The OPM Hacking Scandal Just Got Worse by John Schindler.
From the post:
The other day I explained in detail how the mega-hack of the Office of Personnel Management’s internal servers looks like a genuine disaster for the U.S. Government, a setback that will have long-lasting and painful counterintelligence consequences. In particular I explained what the four million Americans whose records have been purloined may be in for:
Whoever now holds OPM’s records possesses something like the Holy Grail from a CI perspective. They can target Americans in their database for recruitment or influence. After all, they know their vices, every last one — the gambling habit, the inability to pay bills on time, the spats with former spouses, the taste for something sexual on the side (perhaps with someone of a different gender than your normal partner) — since all that is recorded in security clearance paperwork (to get an idea of how detailed this gets, you can see the form, called an SF86, here).

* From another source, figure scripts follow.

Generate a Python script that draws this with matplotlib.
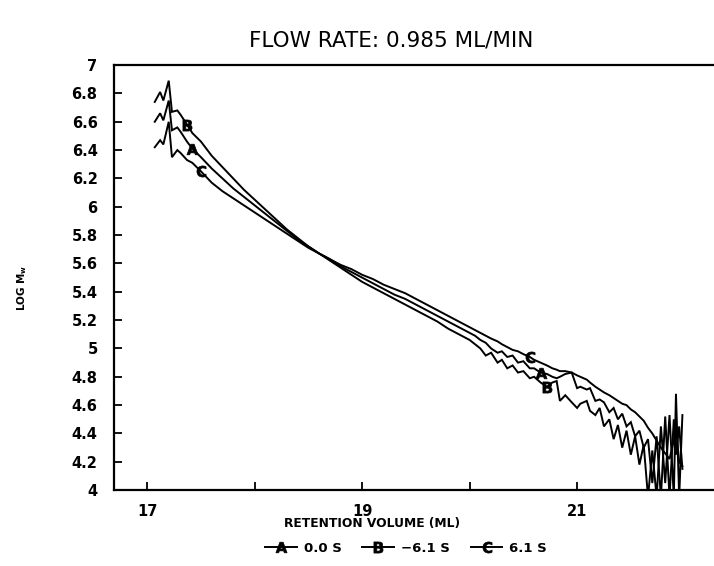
import matplotlib
matplotlib.use("Agg")
import matplotlib.pyplot as plt
from matplotlib.lines import Line2D
from matplotlib.ticker import FuncFormatter, FixedLocator

volume = [17.07, 17.12, 17.15, 17.20, 17.23, 17.28, 17.31, 17.37, 17.42, 17.50,
          17.60, 17.70, 17.80, 17.90, 18.00, 18.10, 18.20, 18.30, 18.40, 18.50,
          18.60, 18.70, 18.80, 18.90, 19.00, 19.10, 19.20, 19.30, 19.40, 19.50,
          19.60, 19.70, 19.80, 19.90, 20.00, 20.05, 20.10, 20.15, 20.20, 20.26,
          20.30, 20.35, 20.40, 20.45, 20.50, 20.56, 20.60, 20.66, 20.72, 20.77,
          20.81, 20.84, 20.89, 20.95, 21.00, 21.03, 21.09, 21.12, 21.17, 21.21,
          21.25, 21.30, 21.34, 21.38, 21.42, 21.46, 21.50, 21.54, 21.58, 21.62,
          21.66, 21.70, 21.74, 21.78, 21.82, 21.86, 21.90, 21.92, 21.95, 21.98]

series_b = [6.74, 6.81, 6.75, 6.89, 6.67, 6.68, 6.65, 6.58, 6.52, 6.46,
            6.36, 6.28, 6.20, 6.12, 6.05, 5.98, 5.91, 5.84, 5.78, 5.72,
            5.67, 5.62, 5.57, 5.52, 5.47, 5.43, 5.39, 5.35, 5.31, 5.27,
            5.23, 5.19, 5.14, 5.10, 5.06, 5.03, 5.00, 4.95, 4.97, 4.90,
            4.92, 4.86, 4.88, 4.83, 4.84, 4.79, 4.80, 4.76, 4.73, 4.76,
            4.77, 4.63, 4.67, 4.62, 4.58, 4.61, 4.63, 4.56, 4.53, 4.58,
            4.45, 4.50, 4.36, 4.46, 4.30, 4.42, 4.25, 4.38, 4.18, 4.32,
            3.95, 4.28, 3.95, 4.45, 4.05, 4.53, 3.95, 4.68, 3.95, 4.53]

series_a = [6.60, 6.66, 6.61, 6.75, 6.54, 6.56, 6.53, 6.46, 6.41, 6.35,
            6.27, 6.20, 6.13, 6.07, 6.01, 5.95, 5.89, 5.83, 5.77, 5.72,
            5.67, 5.63, 5.58, 5.54, 5.50, 5.46, 5.42, 5.38, 5.35, 5.31,
            5.27, 5.23, 5.19, 5.15, 5.11, 5.09, 5.06, 5.04, 5.00, 4.97,
            4.98, 4.94, 4.95, 4.90, 4.91, 4.86, 4.86, 4.83, 4.82, 4.80,
            4.79, 4.80, 4.82, 4.83, 4.72, 4.73, 4.71, 4.72, 4.63, 4.64,
            4.62, 4.55, 4.58, 4.50, 4.54, 4.45, 4.48, 4.38, 4.42, 4.30,
            4.36, 4.05, 4.38, 3.95, 4.52, 3.95, 4.50, 4.25, 4.45, 4.15]

series_c = [6.42, 6.47, 6.44, 6.60, 6.35, 6.40, 6.38, 6.33, 6.31, 6.25,
            6.17, 6.11, 6.06, 6.01, 5.96, 5.91, 5.86, 5.81, 5.76, 5.71,
            5.67, 5.63, 5.59, 5.56, 5.52, 5.49, 5.45, 5.42, 5.39, 5.35,
            5.31, 5.27, 5.23, 5.19, 5.15, 5.13, 5.11, 5.09, 5.07, 5.05,
            5.03, 5.01, 4.99, 4.98, 4.96, 4.94, 4.92, 4.90, 4.88, 4.86,
            4.85, 4.84, 4.84, 4.83, 4.81, 4.80, 4.78, 4.76, 4.73, 4.71,
            4.69, 4.67, 4.65, 4.63, 4.61, 4.60, 4.57, 4.55, 4.52, 4.49,
            4.44, 4.40, 4.35, 4.30, 4.26, 4.22, 4.35, 4.45, 4.20, 4.17]

series_names = ["0.0 S", "\u22126.1 S", "6.1 S"]
series_letters = ["A", "B", "C"]
label_points = {"A": [8, 47], "B": [7, 48], "C": [9, 45]}

x_ticks_major = [17, 19, 21]
x_ticks_minor = [18, 20]
y_ticks = [4, 4.2, 4.4, 4.6, 4.8, 5, 5.2, 5.4, 5.6, 5.8, 6, 6.2, 6.4, 6.6, 6.8, 7]

fig = plt.figure(figsize=(7.14, 5.66), dpi=100)
ax = fig.add_axes([0.160, 0.134, 0.840, 0.751])

data = {"A": series_a, "B": series_b, "C": series_c}
handles = []
for letter, name in zip(series_letters, series_names):
    mk = "$\\mathbf{%s}$" % letter
    ax.plot(volume, data[letter], color="black", lw=1.4,
            marker=mk, markersize=8, markevery=label_points[letter],
            markerfacecolor="black", markeredgecolor="black", markeredgewidth=0.5,
            solid_joinstyle="miter")
    handles.append(Line2D([], [], color="black", lw=1.4, marker=mk, markersize=8,
                          markerfacecolor="black", markeredgecolor="black",
                          markeredgewidth=0.5, label=name))

ax.set_xlim(16.693, 22.274)
ax.set_ylim(4, 7)
ax.xaxis.set_major_locator(FixedLocator(x_ticks_major))
ax.xaxis.set_minor_locator(FixedLocator(x_ticks_minor))
ax.yaxis.set_major_locator(FixedLocator(y_ticks))
ax.yaxis.set_major_formatter(FuncFormatter(lambda v, p: "%g" % v))
ax.xaxis.set_major_formatter(FuncFormatter(lambda v, p: "%g" % v))

ax.tick_params(axis="both", which="both", direction="in", width=1.3, color="black")
ax.tick_params(axis="y", length=6, pad=12)
ax.tick_params(axis="x", which="major", length=6, pad=10)
ax.tick_params(axis="x", which="minor", length=6)
for lab in ax.get_xticklabels() + ax.get_yticklabels():
    lab.set_fontweight("bold")
    lab.set_fontsize(10.5)

for side in ["left", "top", "bottom"]:
    ax.spines[side].set_linewidth(1.6)
ax.spines["right"].set_visible(False)

fig.text(391 / 714, 1 - 40 / 566, "FLOW RATE: 0.985 ML/MIN", ha="center", va="center",
         fontsize=15.5, fontfamily="DejaVu Sans", fontweight="normal")
fig.text(372 / 714, 1 - 524 / 566, "RETENTION VOLUME (ML)", ha="center", va="center",
         fontsize=8.8, fontweight="bold")
fig.text(22 / 714, 1 - 288 / 566, "LOG M$_\\mathbf{w}$", ha="center", va="center",
         rotation=90, fontsize=7.5, fontweight="bold")

leg = fig.legend(handles=handles, loc="center", bbox_to_anchor=(406 / 714, 1 - 548 / 566),
                 ncol=3, frameon=False, prop={"weight": "bold", "size": 9.5},
                 handlelength=2.4, handletextpad=0.5, columnspacing=1.6, numpoints=1)

fig.savefig("out.png", dpi=100)
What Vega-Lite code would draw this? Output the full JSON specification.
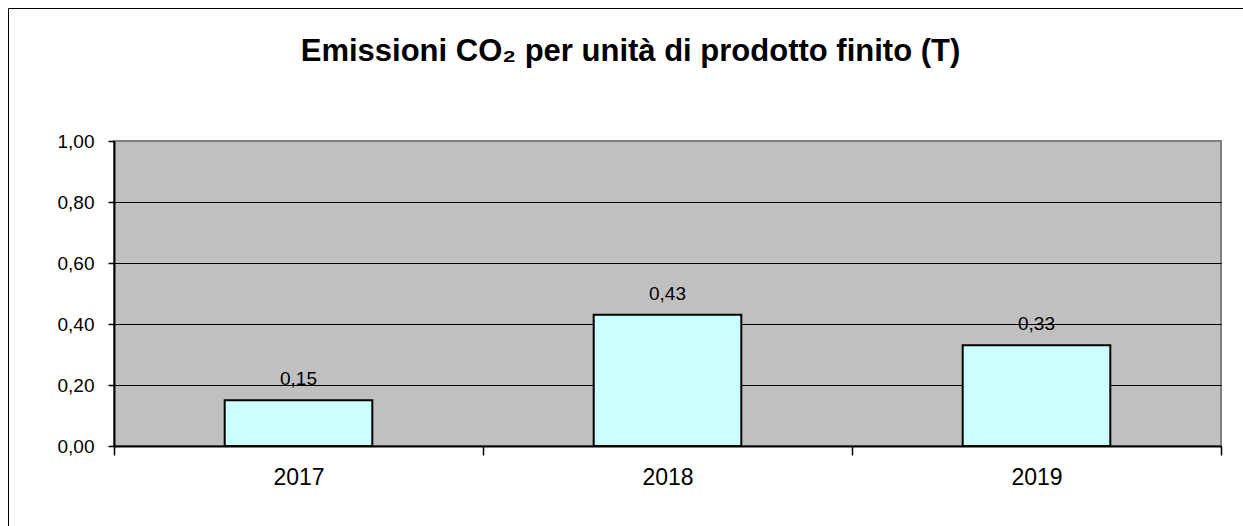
{
  "$schema": "https://vega.github.io/schema/vega-lite/v6.json",
  "width": 1107,
  "height": 305,
  "autosize": {"type": "none"},
  "padding": {"left": 114, "top": 141, "right": 22, "bottom": 80},
  "background": "white",
  "config": {
    "font": "Liberation Sans",
    "locale": {"number": {"decimal": ",", "thousands": ".", "grouping": [3], "currency": ["", " €"]}},
    "view": {"fill": "#c0c0c0", "stroke": "#808080", "strokeWidth": 2}
  },
  "title": {
    "text": "Emissioni CO₂ per unità di prodotto finito (T)",
    "fontSize": 31,
    "fontWeight": "bold",
    "color": "#000000",
    "anchor": "middle",
    "dx": -37,
    "offset": -60
  },
  "data": {
    "values": [
      {"anno": "2017", "valore": 0.15},
      {"anno": "2018", "valore": 0.43},
      {"anno": "2019", "valore": 0.33}
    ]
  },
  "encoding": {
    "x": {
      "field": "anno",
      "type": "nominal",
      "title": null,
      "scale": {"paddingInner": 0, "paddingOuter": 0},
      "axis": {
        "labelAngle": 0,
        "labelFontSize": 23,
        "labelColor": "#000000",
        "tickBand": "extent",
        "tickSize": 9,
        "tickColor": "#000000",
        "tickWidth": 1.5,
        "domainColor": "#000000",
        "domainWidth": 2,
        "labelPadding": 11,
        "grid": false
      }
    },
    "y": {
      "field": "valore",
      "type": "quantitative",
      "title": null,
      "scale": {"domain": [0, 1], "nice": false},
      "axis": {
        "values": [0, 0.2, 0.4, 0.6, 0.8, 1],
        "format": ".2f",
        "labelFontSize": 19,
        "labelColor": "#000000",
        "labelPadding": 14,
        "tickSize": 6,
        "tickColor": "#000000",
        "tickWidth": 1.5,
        "domainColor": "#000000",
        "domainWidth": 2,
        "gridColor": {"condition": {"test": "datum.value >= 1", "value": "#808080"}, "value": "#000000"},
        "gridWidth": 1,
        "gridOpacity": 1
      }
    }
  },
  "layer": [
    {
      "mark": {
        "type": "bar",
        "fill": "#ccffff",
        "stroke": "#000000",
        "strokeWidth": 2,
        "width": {"band": 0.4}
      }
    },
    {
      "mark": {
        "type": "text",
        "baseline": "alphabetic",
        "dy": -15,
        "fontSize": 19
      },
      "encoding": {
        "text": {"field": "valore", "type": "quantitative", "format": ".2f"},
        "color": {
          "datum": "cornice",
          "scale": {"range": ["#000000"]},
          "legend": {
            "orient": "none",
            "legendX": -106,
            "legendY": -133,
            "strokeColor": "#000000",
            "fillColor": null,
            "padding": 620,
            "title": null,
            "symbolOpacity": 0,
            "labelExpr": "''"
          }
        }
      }
    }
  ]
}
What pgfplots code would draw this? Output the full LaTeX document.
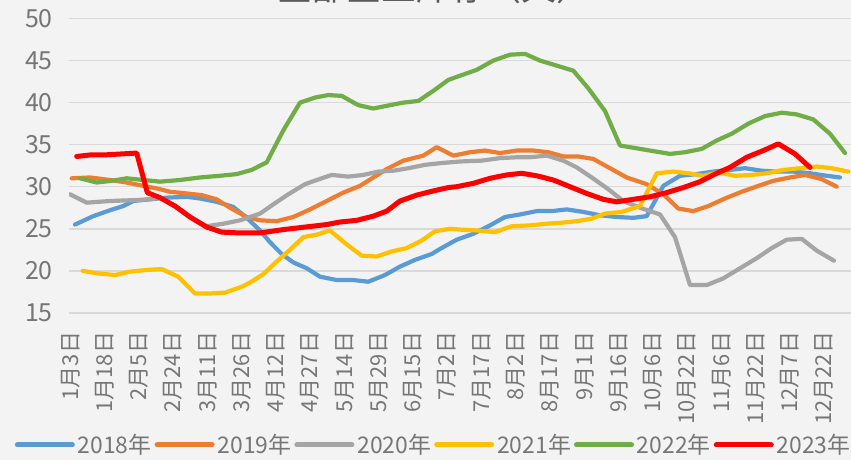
\documentclass[border=0pt]{standalone}
\usepackage{fontspec}
\setmainfont{Noto Sans CJK SC}
\usepackage{pgfplots}
\pgfplotsset{compat=1.18}
\definecolor{c18}{HTML}{5B9BD5}
\definecolor{c19}{HTML}{ED7D31}
\definecolor{c20}{HTML}{A5A5A5}
\definecolor{c21}{HTML}{FFC000}
\definecolor{c22}{HTML}{70AD47}
\definecolor{c23}{HTML}{FF0000}
\definecolor{bgc}{HTML}{F3F3F3}
\definecolor{gridc}{HTML}{D9D9D9}
\definecolor{labc}{HTML}{767676}
\definecolor{titlec}{HTML}{595959}
\begin{document}
\begin{tikzpicture}[x=1bp,y=1bp]
\fill[bgc] (0,0) rectangle (851,460);
\node[overlay, anchor=base, font=\fontsize{35}{35}\selectfont, text=titlec] at (434,459) {全部企业库存（天）};
\begin{axis}[
  at={(69,175)}, anchor=south west, scale only axis, width=782bp, height=294.3bp,
  xmin=69, xmax=851, ymin=15, ymax=50,
  ytick={15,20,...,50},
  xtick={70.5,104.75,139,173.25,207.5,241.75,276,310.25,344.5,378.75,413,447.25,481.5,515.75,550,584.25,618.5,652.75,687,721.25,755.5,789.75,824},
  xticklabels={1月3日,1月18日,2月5日,2月24日,3月11日,3月26日,4月12日,4月27日,5月14日,5月29日,6月15日,7月2日,7月17日,8月2日,8月17日,9月1日,9月16日,10月6日,10月22日,11月6日,11月22日,12月7日,12月22日},
  ymajorgrids, grid style={draw=gridc, line width=1.5bp},
  axis line style={draw=none}, major tick length=0pt,
  tick label style={text=labc},
  yticklabel style={font=\fontsize{25}{25}\selectfont, anchor=east, inner sep=0pt, xshift=-16bp},
  xticklabel style={font=\fontsize{22}{22}\selectfont, yshift=-19bp, rotate=90, anchor=east, inner sep=0pt},
  /pgf/number format/assume math mode=true,
  legend style={at={(0.467,-0.449)}, anchor=center, draw=none, fill=none, legend columns=-1, font=\fontsize{23}{23}\selectfont, text=labc, nodes={inner sep=3bp}, /tikz/every even column/.append style={column sep=0bp}},
  legend image code/.code={\draw[#1, line width=5bp, line cap=round] (0bp,0bp) -- (55bp,0bp);},
  no markers,
  every axis plot/.append style={line join=round, line cap=round, line width=4.2bp},
]
\addplot[c18] coordinates {(75,25.5)(93.3,26.5)(110,27.2)(123.3,27.7)(133.3,28.3)(150,28.5)(166.7,28.7)(186.7,28.8)(200,28.6)(216.7,28.2)(233.3,27.6)(246.7,26.3)(260,24.8)(270,23.4)(281.7,22.0)(293.3,21.0)(306.7,20.3)(320,19.3)(336.7,18.9)(353.3,18.9)(368.3,18.7)(385,19.5)(400,20.5)(415,21.3)(431.7,22.0)(440,22.6)(456.7,23.7)(473.3,24.4)(490,25.4)(505,26.4)(520,26.7)(536.7,27.1)(551.7,27.1)(566.7,27.3)(583.3,27.0)(600,26.6)(616.7,26.4)(633.3,26.3)(646.7,26.5)(663.3,30.1)(680,31.3)(696.7,31.5)(713.3,31.8)(730,32.0)(745,32.2)(761.7,31.9)(776.7,31.8)(793.3,31.8)(810,31.6)(826.7,31.3)(840,31.1)};
\addplot[c19] coordinates {(71.7,31.0)(90,31.1)(110,30.8)(126.7,30.5)(143.3,30.1)(156.7,29.8)(170,29.4)(186.7,29.2)(201.7,29.0)(216.7,28.5)(230,27.5)(246.7,26.4)(260,26.0)(276.7,25.9)(293.3,26.4)(310,27.3)(326.7,28.3)(343.3,29.3)(360,30.1)(373.3,31.1)(386.7,32.1)(403.3,33.1)(423.3,33.7)(436.7,34.7)(453.3,33.7)(470,34.1)(485,34.3)(500,34.0)(516.7,34.3)(533.3,34.3)(548.3,34.1)(563.3,33.6)(578.3,33.6)(593.3,33.3)(610,32.2)(626.7,31.1)(646.7,30.3)(663.3,29.1)(678.3,27.4)(693.3,27.1)(708.3,27.7)(725,28.6)(741.7,29.4)(758.3,30.1)(773.3,30.7)(790,31.1)(805,31.4)(821.7,30.9)(836.7,30.0)};
\addplot[c20] coordinates {(70,29.1)(86.7,28.1)(110,28.3)(133.3,28.4)(150,28.5)(160,28.7)(175,27.7)(190,26.4)(206.7,25.3)(223.3,25.6)(240,26.0)(260,26.8)(273.3,27.9)(288.3,29.1)(305,30.3)(316.7,30.8)(331.7,31.4)(348.3,31.2)(363.3,31.4)(378.3,31.8)(393.3,31.9)(408.3,32.2)(425,32.6)(440,32.8)(460,33.0)(481.7,33.1)(500,33.4)(516.7,33.5)(530,33.5)(546.7,33.7)(563.3,33.1)(576.7,32.3)(591.7,31.1)(608.3,29.7)(623.3,28.3)(640,27.5)(660,26.7)(675,24.0)(690,18.3)(706.7,18.3)(723.3,19.1)(740,20.3)(756.7,21.5)(771.7,22.7)(786.7,23.7)(801.7,23.8)(816.7,22.4)(834,21.2)};
\addplot[c21] coordinates {(82.7,20.0)(96.7,19.7)(115,19.5)(130,19.9)(146.7,20.1)(161.7,20.2)(178.3,19.3)(195,17.3)(210,17.3)(225,17.4)(241.7,18.1)(250,18.6)(263.3,19.6)(276.7,21.1)(290,22.5)(303.3,24.0)(316.7,24.3)(330,24.8)(345,23.3)(361.7,21.8)(376.7,21.7)(391.7,22.3)(406.7,22.7)(421.7,23.6)(435,24.7)(450,25.0)(460,24.9)(476.7,24.8)(495,24.6)(511.7,25.3)(530,25.4)(546.7,25.6)(560,25.7)(576.7,25.9)(591.7,26.2)(605,26.8)(621.7,27.0)(640,27.7)(656.7,31.6)(673.3,31.8)(688.3,31.6)(703.3,31.3)(718.3,31.7)(735,31.3)(751.7,31.4)(766.7,31.6)(783.3,32.0)(800,32.2)(816.7,32.4)(831.7,32.2)(848.3,31.8)};
\addplot[c22] coordinates {(80,31.0)(96.7,30.5)(111.7,30.7)(126.7,31.0)(143.3,30.8)(160,30.6)(180,30.8)(200,31.1)(220,31.3)(236.7,31.5)(251.7,32.0)(266.7,32.9)(283.3,36.7)(300,40.0)(315,40.6)(328.3,40.9)(341.7,40.8)(358.3,39.7)(373.3,39.3)(390,39.7)(403.3,40.0)(418.3,40.2)(433.3,41.4)(448.3,42.7)(460,43.2)(476.7,43.9)(493.3,45.0)(510,45.7)(525,45.8)(540,45.0)(556.7,44.4)(573.3,43.8)(588.3,41.7)(605,39.0)(620,34.9)(635,34.6)(650,34.3)(670,33.9)(685,34.1)(701.7,34.5)(716.7,35.5)(731.7,36.3)(748.3,37.5)(765,38.4)(781.7,38.8)(796.7,38.6)(813.3,38.0)(830,36.3)(845,34.0)};
\addplot[c23, line width=5bp] coordinates {(76.7,33.6)(92,33.8)(107,33.8)(122,33.9)(136.7,34.0)(147.3,29.3)(160,28.7)(175,27.7)(190,26.4)(206.7,25.2)(221.7,24.6)(240,24.5)(260,24.5)(283.3,24.9)(305,25.2)(326.7,25.5)(340,25.8)(356.7,26.0)(373.3,26.5)(386.7,27.1)(400,28.3)(416.7,29.0)(433.3,29.5)(448.3,29.9)(456.7,30.0)(473.3,30.4)(490,31.0)(506.7,31.4)(521.7,31.6)(536.7,31.3)(553.3,30.8)(570,30.0)(586.7,29.2)(603.3,28.5)(616.7,28.2)(633.3,28.5)(650,28.8)(666.7,29.3)(683.3,29.9)(700,30.6)(715,31.5)(730,32.3)(746.7,33.5)(763.3,34.3)(778.3,35.1)(795,33.9)(810,32.3)};
\legend{2018年,2019年,2020年,2021年,2022年,2023年}
\end{axis}
\pgfresetboundingbox
\path[use as bounding box] (0,0) rectangle (851,460);
\end{tikzpicture}
\end{document}
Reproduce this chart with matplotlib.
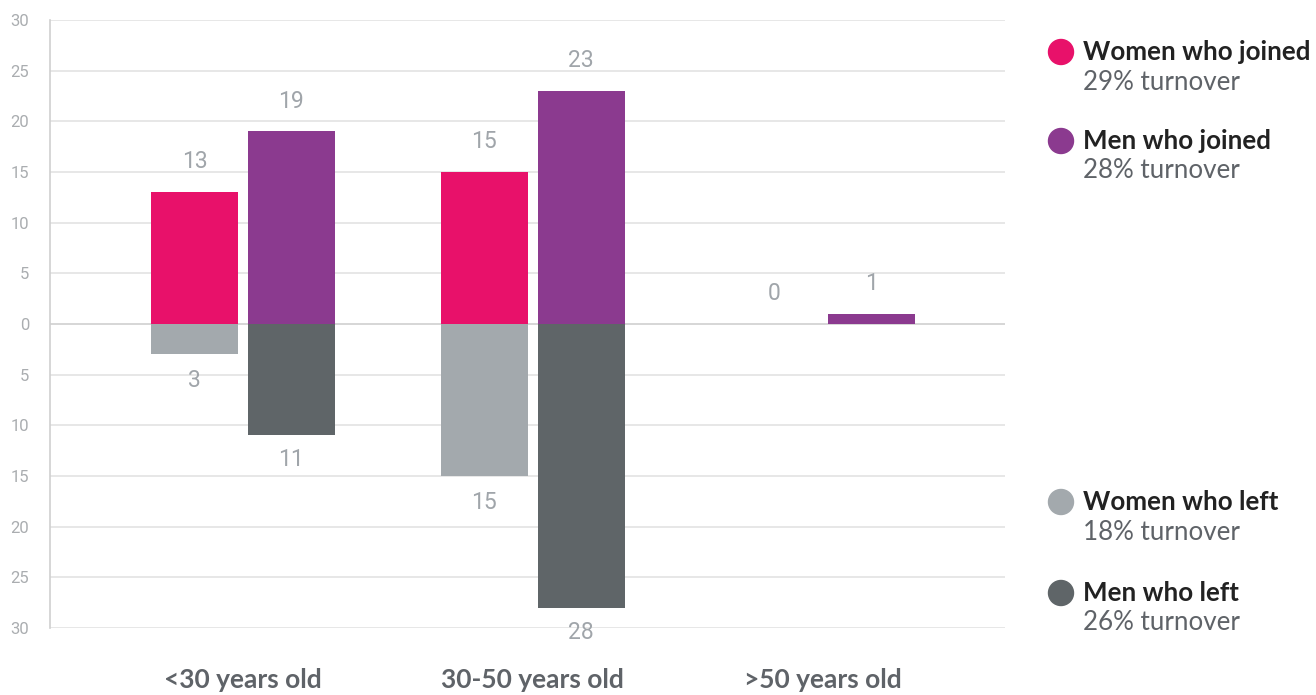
import matplotlib
matplotlib.use("Agg")
import matplotlib.pyplot as plt
import numpy as np
from matplotlib.patches import Ellipse

categories = ["<30 years old", "30-50 years old", ">50 years old"]
women_joined = [13, 15, 0]
men_joined = [19, 23, 1]
women_left = [3, 15, 0]
men_left = [11, 28, 0]
yticks = [30, 25, 20, 15, 10, 5, 0, -5, -10, -15, -20, -25, -30]

legend_titles = ["Women who joined", "Men who joined", "Women who left", "Men who left"]
legend_subs = ["29% turnover", "28% turnover", "18% turnover", "26% turnover"]

c_wj = "#E8116A"
c_mj = "#8B3A8F"
c_wl = "#A3A9AD"
c_ml = "#5F6568"

W, H = 1316, 695
fig = plt.figure(figsize=(W / 100, H / 100), dpi=100)
ax = fig.add_axes([50 / W, 1 - 628 / H, (1005 - 50) / W, (628 - 20) / H])

x = np.arange(len(categories))
off = 0.167
bw = 0.30

ax.bar(x - off, women_joined, bw, color=c_wj, zorder=3)
ax.bar(x + off, men_joined, bw, color=c_mj, zorder=3)
ax.bar(x - off, [-v for v in women_left], bw, color=c_wl, zorder=3)
ax.bar(x + off, [-v for v in men_left], bw, color=c_ml, zorder=3)

vfont = dict(family="Roboto", fontsize=16.5, color="#A0A5AA", ha="center", va="center")
for i in range(len(categories)):
    ax.text(x[i] - off, women_joined[i] + 3.0, str(women_joined[i]), **vfont)
    ax.text(x[i] + off, men_joined[i] + 3.0, str(men_joined[i]), **vfont)
    if women_left[i] or men_left[i]:
        ax.text(x[i] - off, -women_left[i] - 2.6, str(women_left[i]), **vfont)
        ax.text(x[i] + off, -men_left[i] - 2.4, str(men_left[i]), **vfont)

ax.set_xlim(-0.665, 2.628)
ax.set_ylim(-30, 30)
ax.set_yticks(yticks)
ax.set_yticklabels([str(abs(v)) for v in yticks], family="Roboto", fontsize=12, color="#AAADB0")
ax.tick_params(axis="y", length=0, pad=15)
ax.set_xticks(x)
ax.set_xticklabels(categories, family="Lato", fontweight="bold", fontsize=19, color="#5F6368")
ax.tick_params(axis="x", length=0, pad=29)

for v in yticks:
    ax.axhline(v, color="#D0D0D0" if v == 0 else "#E3E3E3", lw=1.2, zorder=1)

for s in ["top", "right", "bottom"]:
    ax.spines[s].set_visible(False)
ax.spines["left"].set_color("#CFCFCF")
ax.spines["left"].set_linewidth(1.2)

leg_colors = [c_wj, c_mj, c_wl, c_ml]
title_y = [52, 141, 502, 593]
for col, t, s, ty in zip(leg_colors, legend_titles, legend_subs, title_y):
    fig.patches.append(Ellipse((1061 / W, 1 - ty / H), 25 / W, 25 / H,
                               transform=fig.transFigure, color=col, zorder=5))
    fig.text(1083 / W, 1 - ty / H, t, family="Lato", fontweight="bold", fontsize=18.7,
             color="#222222", ha="left", va="center")
    fig.text(1083 / W, 1 - (ty + 30) / H, s, family="Lato", fontsize=18.7,
             color="#5F6368", ha="left", va="center")

fig.savefig("out.png", dpi=100)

Do you have friends in foreign countries, perhaps lovers past and present? They know all about them. That embarrassing dispute with your neighbor over hedges that nearly got you arrested? They know about that too. Your college drug habit? Yes, that too. Even what your friends and neighbors said about you to investigators, highly personal and revealing stuff, that’s in the other side’s possession now.
The bad news keeps piling up with this story, including reports that OPM records may have appeared, for sale, on the “darknet.” Even more disturbing, if predictable, is a new report in the New York Times that case “investigators believe that the Chinese hackers who attacked the databases of the Office of Personnel Management may have obtained the names of Chinese relatives, friends and frequent associates of American diplomats and other government officials, information that Beijing could use for blackmail or retaliation.” (emphasis in original)
The fallout from the OPM hack does seem to worsen but the quality of reporting on the hack remains fairly constant, as in poor.
The New York Times continues to parrot the unofficial government line that China was behind the OPM hack. Could be true but why would the Chinese government want to sell OPM records on the “darknet?” That seems to contradict the state enterprise line. Yes?
The media has failed to followup on who in the OPM was responsible for security and what steps have been taken to hold them accountable for this rather remarkable data breach.
Unless and until the holders of data have “skin in the game” for data breaches, data security will not improve.